TASK REQUIREMENTS
Tally the lines containing the word "this" and give the total alone.

Stored entries
============================================================
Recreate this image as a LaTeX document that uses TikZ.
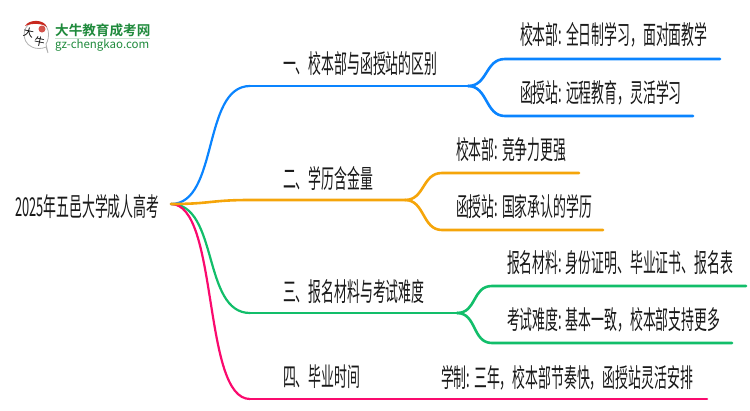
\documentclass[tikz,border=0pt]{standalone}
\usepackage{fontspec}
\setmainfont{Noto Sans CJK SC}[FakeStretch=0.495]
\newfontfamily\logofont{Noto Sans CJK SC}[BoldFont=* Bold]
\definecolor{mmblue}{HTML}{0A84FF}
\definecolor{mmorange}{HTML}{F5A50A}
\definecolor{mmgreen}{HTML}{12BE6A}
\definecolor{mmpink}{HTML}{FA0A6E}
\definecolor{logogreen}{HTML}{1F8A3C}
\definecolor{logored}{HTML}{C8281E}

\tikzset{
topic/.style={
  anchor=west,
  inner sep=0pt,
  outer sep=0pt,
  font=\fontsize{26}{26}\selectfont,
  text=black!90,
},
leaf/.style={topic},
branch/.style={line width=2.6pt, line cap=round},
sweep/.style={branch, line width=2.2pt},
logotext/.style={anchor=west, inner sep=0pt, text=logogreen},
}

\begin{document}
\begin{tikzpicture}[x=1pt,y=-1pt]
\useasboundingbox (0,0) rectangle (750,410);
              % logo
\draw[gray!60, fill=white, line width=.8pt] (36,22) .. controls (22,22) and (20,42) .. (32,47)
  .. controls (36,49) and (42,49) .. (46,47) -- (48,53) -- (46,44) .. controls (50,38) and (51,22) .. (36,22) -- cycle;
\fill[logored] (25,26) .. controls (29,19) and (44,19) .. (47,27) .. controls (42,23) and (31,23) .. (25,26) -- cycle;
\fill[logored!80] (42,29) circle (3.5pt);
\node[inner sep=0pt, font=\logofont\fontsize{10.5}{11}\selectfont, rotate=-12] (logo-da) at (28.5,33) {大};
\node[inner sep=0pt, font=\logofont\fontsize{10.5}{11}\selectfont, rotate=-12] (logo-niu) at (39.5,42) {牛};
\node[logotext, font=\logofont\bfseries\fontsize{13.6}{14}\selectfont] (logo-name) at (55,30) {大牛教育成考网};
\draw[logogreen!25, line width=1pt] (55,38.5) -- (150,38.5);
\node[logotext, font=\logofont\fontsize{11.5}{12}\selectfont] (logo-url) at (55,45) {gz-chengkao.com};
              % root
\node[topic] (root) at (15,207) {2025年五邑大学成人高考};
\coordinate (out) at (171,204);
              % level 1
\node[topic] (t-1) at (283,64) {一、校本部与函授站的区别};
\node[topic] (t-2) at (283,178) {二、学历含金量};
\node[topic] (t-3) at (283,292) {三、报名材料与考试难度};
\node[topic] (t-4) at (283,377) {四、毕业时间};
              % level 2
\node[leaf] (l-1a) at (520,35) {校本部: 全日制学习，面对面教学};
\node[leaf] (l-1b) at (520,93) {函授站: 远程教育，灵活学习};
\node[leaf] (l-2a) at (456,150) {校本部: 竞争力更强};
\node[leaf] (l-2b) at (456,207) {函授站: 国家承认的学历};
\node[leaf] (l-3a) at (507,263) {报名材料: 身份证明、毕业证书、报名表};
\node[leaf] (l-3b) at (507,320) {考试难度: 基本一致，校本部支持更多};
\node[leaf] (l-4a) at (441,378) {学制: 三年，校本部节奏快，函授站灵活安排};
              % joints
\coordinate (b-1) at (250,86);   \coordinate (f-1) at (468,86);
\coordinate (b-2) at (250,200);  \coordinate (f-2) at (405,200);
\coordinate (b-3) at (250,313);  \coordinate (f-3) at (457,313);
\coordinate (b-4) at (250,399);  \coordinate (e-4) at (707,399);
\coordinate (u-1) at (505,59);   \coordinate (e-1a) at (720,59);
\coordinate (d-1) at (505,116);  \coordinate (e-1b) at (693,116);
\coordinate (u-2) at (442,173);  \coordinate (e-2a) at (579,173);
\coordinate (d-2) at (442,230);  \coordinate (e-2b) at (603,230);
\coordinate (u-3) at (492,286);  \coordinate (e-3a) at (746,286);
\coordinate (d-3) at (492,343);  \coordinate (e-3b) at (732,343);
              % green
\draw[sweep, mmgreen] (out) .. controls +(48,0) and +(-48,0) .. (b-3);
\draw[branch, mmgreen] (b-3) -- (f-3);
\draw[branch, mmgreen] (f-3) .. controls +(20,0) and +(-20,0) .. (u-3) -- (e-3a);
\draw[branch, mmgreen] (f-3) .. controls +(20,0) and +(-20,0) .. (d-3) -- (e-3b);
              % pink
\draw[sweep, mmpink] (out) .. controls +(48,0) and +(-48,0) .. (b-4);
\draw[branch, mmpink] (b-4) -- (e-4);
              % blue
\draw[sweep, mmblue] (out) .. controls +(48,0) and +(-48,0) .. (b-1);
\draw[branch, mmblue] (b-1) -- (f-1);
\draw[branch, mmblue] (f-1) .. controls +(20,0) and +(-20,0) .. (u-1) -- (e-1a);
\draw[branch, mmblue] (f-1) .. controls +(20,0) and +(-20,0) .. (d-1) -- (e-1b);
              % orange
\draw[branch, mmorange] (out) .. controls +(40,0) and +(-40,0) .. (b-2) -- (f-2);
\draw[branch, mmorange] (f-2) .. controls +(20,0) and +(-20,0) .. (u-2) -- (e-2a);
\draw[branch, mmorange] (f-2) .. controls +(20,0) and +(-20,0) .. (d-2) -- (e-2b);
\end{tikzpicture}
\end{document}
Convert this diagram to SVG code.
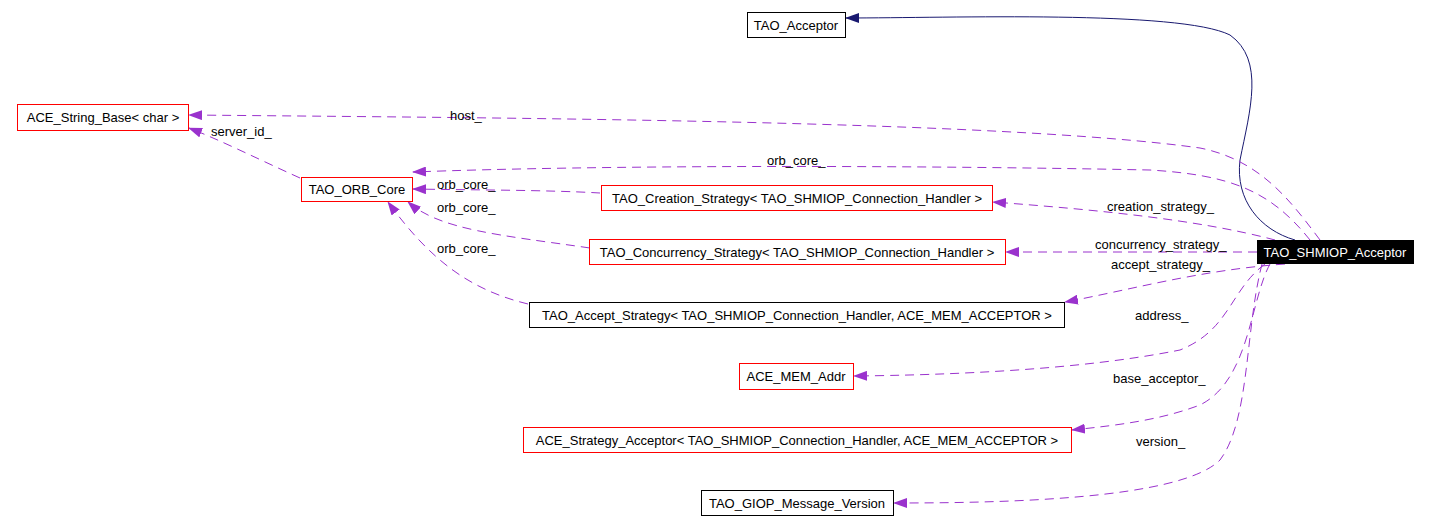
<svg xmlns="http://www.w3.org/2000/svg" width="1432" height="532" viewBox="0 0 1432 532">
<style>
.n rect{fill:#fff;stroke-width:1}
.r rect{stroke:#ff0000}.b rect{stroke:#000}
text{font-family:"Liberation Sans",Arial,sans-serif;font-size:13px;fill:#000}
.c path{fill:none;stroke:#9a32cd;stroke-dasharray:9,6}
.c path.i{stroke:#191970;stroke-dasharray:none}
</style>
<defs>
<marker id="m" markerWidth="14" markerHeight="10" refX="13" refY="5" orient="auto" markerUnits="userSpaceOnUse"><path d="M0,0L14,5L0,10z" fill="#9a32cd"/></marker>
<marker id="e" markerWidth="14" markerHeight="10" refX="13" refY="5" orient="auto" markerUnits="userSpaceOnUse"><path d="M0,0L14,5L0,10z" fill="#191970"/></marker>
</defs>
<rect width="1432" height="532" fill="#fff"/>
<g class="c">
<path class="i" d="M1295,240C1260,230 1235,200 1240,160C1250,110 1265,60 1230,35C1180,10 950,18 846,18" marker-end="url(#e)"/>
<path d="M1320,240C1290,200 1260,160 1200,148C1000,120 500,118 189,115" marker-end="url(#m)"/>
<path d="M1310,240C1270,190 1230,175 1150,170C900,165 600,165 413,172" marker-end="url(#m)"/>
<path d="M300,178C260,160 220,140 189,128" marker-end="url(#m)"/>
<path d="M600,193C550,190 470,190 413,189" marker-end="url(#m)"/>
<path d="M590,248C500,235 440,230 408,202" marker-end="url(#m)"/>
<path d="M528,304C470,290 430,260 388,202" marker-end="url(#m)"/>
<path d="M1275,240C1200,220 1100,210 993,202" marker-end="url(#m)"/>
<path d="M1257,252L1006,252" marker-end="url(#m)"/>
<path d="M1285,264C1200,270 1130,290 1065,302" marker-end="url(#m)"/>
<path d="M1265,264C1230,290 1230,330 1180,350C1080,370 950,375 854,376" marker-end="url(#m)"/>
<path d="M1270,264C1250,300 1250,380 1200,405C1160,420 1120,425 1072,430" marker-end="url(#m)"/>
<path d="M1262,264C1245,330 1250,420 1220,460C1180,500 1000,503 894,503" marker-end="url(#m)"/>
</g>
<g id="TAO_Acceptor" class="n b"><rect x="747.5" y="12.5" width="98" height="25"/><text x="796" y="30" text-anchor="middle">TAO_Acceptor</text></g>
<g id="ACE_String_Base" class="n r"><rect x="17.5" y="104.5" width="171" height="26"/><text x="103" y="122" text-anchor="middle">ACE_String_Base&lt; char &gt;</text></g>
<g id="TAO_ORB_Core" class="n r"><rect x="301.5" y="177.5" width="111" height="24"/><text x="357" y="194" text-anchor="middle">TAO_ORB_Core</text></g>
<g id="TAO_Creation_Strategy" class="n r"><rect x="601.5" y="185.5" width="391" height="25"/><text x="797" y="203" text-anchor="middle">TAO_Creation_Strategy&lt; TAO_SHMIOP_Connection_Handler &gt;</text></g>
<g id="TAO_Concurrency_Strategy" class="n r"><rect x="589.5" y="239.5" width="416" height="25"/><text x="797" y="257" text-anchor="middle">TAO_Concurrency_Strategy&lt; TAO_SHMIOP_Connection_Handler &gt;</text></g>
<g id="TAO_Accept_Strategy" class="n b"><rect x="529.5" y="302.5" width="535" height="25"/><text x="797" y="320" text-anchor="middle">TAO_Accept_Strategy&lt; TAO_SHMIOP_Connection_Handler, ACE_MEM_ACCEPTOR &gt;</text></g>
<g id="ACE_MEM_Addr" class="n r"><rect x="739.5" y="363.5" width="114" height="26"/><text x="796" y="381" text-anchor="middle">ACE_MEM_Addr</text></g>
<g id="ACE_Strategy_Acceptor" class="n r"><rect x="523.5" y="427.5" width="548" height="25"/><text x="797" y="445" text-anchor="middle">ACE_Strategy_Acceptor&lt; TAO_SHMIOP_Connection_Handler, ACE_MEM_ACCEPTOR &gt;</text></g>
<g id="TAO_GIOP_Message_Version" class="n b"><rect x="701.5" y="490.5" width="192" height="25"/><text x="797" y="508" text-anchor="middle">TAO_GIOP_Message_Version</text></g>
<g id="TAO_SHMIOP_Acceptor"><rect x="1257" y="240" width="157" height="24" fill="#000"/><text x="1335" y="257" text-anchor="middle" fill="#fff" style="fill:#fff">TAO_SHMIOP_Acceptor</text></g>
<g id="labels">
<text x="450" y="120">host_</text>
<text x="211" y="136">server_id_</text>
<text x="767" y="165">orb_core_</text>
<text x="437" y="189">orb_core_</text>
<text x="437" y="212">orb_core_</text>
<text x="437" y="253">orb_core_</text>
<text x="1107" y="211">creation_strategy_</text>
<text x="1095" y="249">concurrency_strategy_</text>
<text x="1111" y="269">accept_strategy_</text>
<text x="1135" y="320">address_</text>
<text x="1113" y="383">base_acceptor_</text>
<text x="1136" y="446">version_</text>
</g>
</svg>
============================================================
OUTPUT OF THE EXERCISE
2